La première, c’est l’obéissance, qui est vraiment la propre vertu des âmes religieuses. Mes très chères Sœurs, vous la devez rendre entière à tous vos saints règlements ; en les suivant, vous êtes assurées d’être dans la bonne voie et d’accomplir la volonté de Dieu. Qui néglige sa voie sera tué, disent nos saintes règles ; aimons-les, ces saintes règles, et les pressons trois fois [483] le jour sur nos poitrines, ainsi que disait le Bienheureux. Rendons-leur nos obéissances avec beaucoup de respect, comme aux desseins que la Providence a sur nous ; soumettons amoureusement nos esprits à cette sainte conduite, soyons-y invariables et fermes, en sorte que rien ne nous puisse ébranler ; le bien que nous ferons, faisons-le parce qu’il est marqué dans nos règles ; le mal que nous éviterons, il le faut éviter parce que nos règles nous le défendent. Mais surtout, mes chères Sœurs, je vous prie, ne permettez pas que la raison humaine se mêle de vos affaires, elle gâterait tout. C’est ce que j’appréhende; que le sens humain ne s’introduise à la place de nos saints règlements, et que nous fassions les choses parce que nous avons conçu qu’il les faut faire ainsi, et qu’elles sont conformes à notre jugement et à notre raison, ce qui nous éloignerait fort de la pureté de l’obéissance, laquelle, pour être parfaite, doit être rendue sans autre considération que celle d’obéir à la volonté de Dieu, qui nous est signifiée dans nos observances.
Voyez-vous, mes chères filles, pour bien obéir, il ne faut pas s’appliquer l’obéissance, mais il faut se laisser appliquer l’obéissance, par exemple : si vous observez votre règle, parce qu’elle vous est agréable et conforme à votre sens et à votre jugement, vous vous appliquez l’obéissance ; mais si vous l’observez, parce que Dieu le veut et l’ordonne ainsi, sans avoir égard à ce que votre raison vous dicte, vous vous laissez appliquer l’obéissance.
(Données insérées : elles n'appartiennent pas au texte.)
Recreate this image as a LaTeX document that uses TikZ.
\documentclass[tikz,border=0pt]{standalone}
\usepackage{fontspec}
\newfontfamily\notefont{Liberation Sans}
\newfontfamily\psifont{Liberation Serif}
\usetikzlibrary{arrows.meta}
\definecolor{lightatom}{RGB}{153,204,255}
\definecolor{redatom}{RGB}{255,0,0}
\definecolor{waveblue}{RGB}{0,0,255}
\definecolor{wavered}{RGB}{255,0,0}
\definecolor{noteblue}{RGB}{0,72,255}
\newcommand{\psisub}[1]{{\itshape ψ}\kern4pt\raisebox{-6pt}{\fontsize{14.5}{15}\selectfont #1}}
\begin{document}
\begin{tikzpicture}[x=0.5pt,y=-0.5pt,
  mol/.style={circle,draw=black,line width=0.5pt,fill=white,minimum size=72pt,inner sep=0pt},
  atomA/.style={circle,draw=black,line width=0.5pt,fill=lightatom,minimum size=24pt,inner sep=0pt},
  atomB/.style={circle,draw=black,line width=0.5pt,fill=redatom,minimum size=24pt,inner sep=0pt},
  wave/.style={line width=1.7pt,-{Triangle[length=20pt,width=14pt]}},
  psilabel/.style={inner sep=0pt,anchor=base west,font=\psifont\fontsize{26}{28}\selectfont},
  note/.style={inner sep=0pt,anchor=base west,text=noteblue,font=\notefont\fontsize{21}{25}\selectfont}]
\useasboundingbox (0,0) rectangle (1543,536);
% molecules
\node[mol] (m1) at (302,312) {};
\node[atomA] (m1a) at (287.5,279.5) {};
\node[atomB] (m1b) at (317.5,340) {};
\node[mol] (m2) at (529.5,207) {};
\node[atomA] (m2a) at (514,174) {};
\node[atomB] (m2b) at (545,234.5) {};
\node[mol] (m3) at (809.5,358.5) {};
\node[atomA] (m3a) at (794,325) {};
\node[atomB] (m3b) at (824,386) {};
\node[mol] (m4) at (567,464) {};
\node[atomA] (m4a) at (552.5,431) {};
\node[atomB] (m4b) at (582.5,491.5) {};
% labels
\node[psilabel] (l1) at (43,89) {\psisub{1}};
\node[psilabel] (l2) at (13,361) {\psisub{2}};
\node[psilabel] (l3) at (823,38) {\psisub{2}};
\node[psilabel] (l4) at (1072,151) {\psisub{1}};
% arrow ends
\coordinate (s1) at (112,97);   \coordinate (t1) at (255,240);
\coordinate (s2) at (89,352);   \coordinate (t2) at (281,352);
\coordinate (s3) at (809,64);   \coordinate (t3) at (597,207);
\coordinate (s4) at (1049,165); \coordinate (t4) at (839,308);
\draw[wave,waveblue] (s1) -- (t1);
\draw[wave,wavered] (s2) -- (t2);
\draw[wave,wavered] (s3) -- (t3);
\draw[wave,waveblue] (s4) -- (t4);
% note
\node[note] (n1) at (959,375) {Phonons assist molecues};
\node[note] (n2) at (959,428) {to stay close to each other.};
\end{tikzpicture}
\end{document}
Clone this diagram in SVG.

Je ne voudrais pas même que, dans les différentes affaires que nous traitons, l’on apportât d’autres raisons, sinon : Nos règlements disent une telle chose; et, quoique nos raisons soient conformes à nos règlements, il ne les faut pas alléguer, mais toujours : nos règles, notre Coutumier. Voilà donc le premier point de l’obéissance.
Le second est d’obéir à la règle vivante et parlante, je veux dire à la supérieure ; mais savez-vous, mes chères Sœurs, comme il lui faut obéir? comme à Dieu même. Si vous ne [484] regardez Dieu en sa personne, quelque obéissance que vous lui puissiez rendre, je n’en fais point d’état ; c’est une obéissance humaine, et non une obéissance religieuse, qui ne doit avoir que Dieu pour fondement. Quand nos obéissances seront établies là-dessus, toutes sortes de supérieures nous seront bonnes : prenez donc garde, mes Sœurs, je vous prie, de ne pas obéir à vos supérieures à cause des conditions naturelles, parce qu’elles sont agréables, de bonne mine, fort intelligentes, fort estimées, ni même parce qu’elles sont vertueuses ; il faut purifier vos intentions et ne regarder qu’à Dieu ; autrement vos obéissances seront purement humaines et se trouveront vides à l’heure de la mort. N’obéissez jamais à vos supérieures parce que vous leur avez de l’inclination; c’est un point où il est dangereux de chopper dans la religion ; il faut obéir d’aussi bon cœur quand nous avons des supérieures maussades, de mauvaise grâce, qu’a celles qui nous sont bien agréables. Nous devrions souhaiter, mes Sœurs, d’avoir des supérieures qui bouleversassent et renversassent toutes nos inclinations. Quand on nous commande quelque chose à quoi nous avons bien de l’inclination, nous sommes les plus braves enfants du monde, nous obéissons de si bon cœur; mais, quand les choses nous répugnent, nous nous ennuyons et témoignons bien par-là que nous n’obéissons pas pour Dieu.